* [Supplied material]
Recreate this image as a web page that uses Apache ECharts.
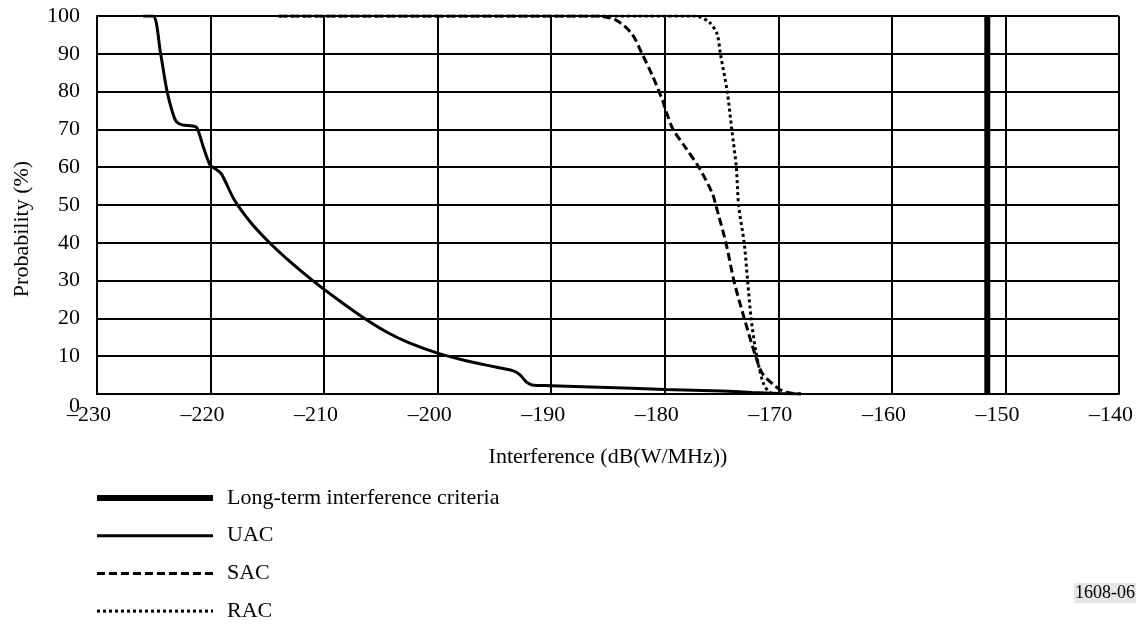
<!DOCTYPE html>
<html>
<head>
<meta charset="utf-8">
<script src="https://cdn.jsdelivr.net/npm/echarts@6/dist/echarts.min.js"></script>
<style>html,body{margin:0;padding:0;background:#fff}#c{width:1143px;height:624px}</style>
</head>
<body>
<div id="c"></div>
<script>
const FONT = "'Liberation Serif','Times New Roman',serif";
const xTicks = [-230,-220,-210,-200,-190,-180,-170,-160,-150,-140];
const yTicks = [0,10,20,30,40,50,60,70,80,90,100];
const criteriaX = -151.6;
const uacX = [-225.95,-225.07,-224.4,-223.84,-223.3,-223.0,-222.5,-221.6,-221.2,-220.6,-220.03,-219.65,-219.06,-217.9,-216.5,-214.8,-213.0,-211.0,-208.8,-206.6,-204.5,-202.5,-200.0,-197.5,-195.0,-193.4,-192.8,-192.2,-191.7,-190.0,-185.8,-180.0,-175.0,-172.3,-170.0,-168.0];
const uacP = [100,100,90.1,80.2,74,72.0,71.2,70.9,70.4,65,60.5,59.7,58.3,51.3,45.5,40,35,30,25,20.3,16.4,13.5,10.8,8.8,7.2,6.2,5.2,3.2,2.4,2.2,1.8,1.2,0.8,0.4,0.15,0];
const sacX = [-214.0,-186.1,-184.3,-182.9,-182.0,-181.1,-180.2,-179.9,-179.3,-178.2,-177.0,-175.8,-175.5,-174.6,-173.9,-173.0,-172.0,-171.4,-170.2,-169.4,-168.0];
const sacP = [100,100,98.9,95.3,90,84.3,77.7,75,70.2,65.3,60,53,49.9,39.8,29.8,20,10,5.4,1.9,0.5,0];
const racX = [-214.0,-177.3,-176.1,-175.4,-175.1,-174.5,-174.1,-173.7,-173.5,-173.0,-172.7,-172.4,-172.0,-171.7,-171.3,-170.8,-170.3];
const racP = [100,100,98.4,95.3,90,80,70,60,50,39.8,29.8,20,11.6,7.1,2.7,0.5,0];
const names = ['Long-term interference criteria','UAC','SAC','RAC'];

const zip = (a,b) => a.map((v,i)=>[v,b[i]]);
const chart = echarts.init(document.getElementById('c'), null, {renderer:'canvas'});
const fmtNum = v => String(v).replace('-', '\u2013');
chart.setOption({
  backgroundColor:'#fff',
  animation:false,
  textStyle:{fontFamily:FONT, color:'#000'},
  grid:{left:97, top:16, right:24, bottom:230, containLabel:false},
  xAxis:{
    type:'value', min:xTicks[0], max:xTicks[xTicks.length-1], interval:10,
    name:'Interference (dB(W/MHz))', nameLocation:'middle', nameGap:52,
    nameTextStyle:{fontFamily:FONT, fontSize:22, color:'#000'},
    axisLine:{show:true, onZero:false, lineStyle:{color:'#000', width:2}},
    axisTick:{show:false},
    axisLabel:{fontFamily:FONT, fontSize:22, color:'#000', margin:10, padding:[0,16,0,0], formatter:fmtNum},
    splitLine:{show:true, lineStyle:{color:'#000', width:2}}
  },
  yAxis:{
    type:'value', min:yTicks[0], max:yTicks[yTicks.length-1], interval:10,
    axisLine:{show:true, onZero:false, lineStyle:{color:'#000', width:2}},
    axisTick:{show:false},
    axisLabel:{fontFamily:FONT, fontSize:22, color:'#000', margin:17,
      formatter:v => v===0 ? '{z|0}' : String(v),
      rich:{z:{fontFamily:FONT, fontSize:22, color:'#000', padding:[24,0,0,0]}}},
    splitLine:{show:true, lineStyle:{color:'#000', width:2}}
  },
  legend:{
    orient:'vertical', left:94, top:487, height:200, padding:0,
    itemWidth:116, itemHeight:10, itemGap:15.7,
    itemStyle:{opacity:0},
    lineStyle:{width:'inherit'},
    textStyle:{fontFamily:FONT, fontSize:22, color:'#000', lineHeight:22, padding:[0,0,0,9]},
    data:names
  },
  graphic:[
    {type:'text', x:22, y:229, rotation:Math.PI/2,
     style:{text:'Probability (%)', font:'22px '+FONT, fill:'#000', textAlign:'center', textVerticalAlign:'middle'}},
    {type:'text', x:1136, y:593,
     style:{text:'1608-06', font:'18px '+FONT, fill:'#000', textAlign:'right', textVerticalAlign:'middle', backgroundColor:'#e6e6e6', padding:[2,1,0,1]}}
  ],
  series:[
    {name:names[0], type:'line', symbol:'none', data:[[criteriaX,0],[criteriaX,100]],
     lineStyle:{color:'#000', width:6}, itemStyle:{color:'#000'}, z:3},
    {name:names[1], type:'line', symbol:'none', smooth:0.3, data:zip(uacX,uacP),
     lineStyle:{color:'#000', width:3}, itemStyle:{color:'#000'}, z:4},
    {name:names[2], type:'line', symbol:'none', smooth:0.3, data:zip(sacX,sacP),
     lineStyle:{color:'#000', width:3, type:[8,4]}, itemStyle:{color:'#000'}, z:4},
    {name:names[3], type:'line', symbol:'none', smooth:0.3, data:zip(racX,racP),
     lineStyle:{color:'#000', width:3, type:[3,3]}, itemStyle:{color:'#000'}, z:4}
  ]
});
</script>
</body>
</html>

...

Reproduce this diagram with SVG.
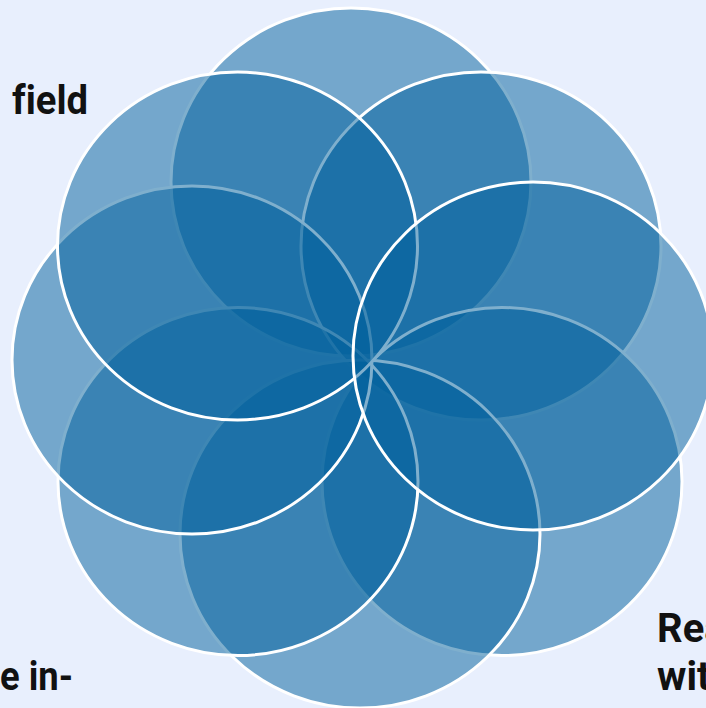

* [Problem details] The answer should be a single number: the count of lines in the data that include the string "this".

* [Written response] 2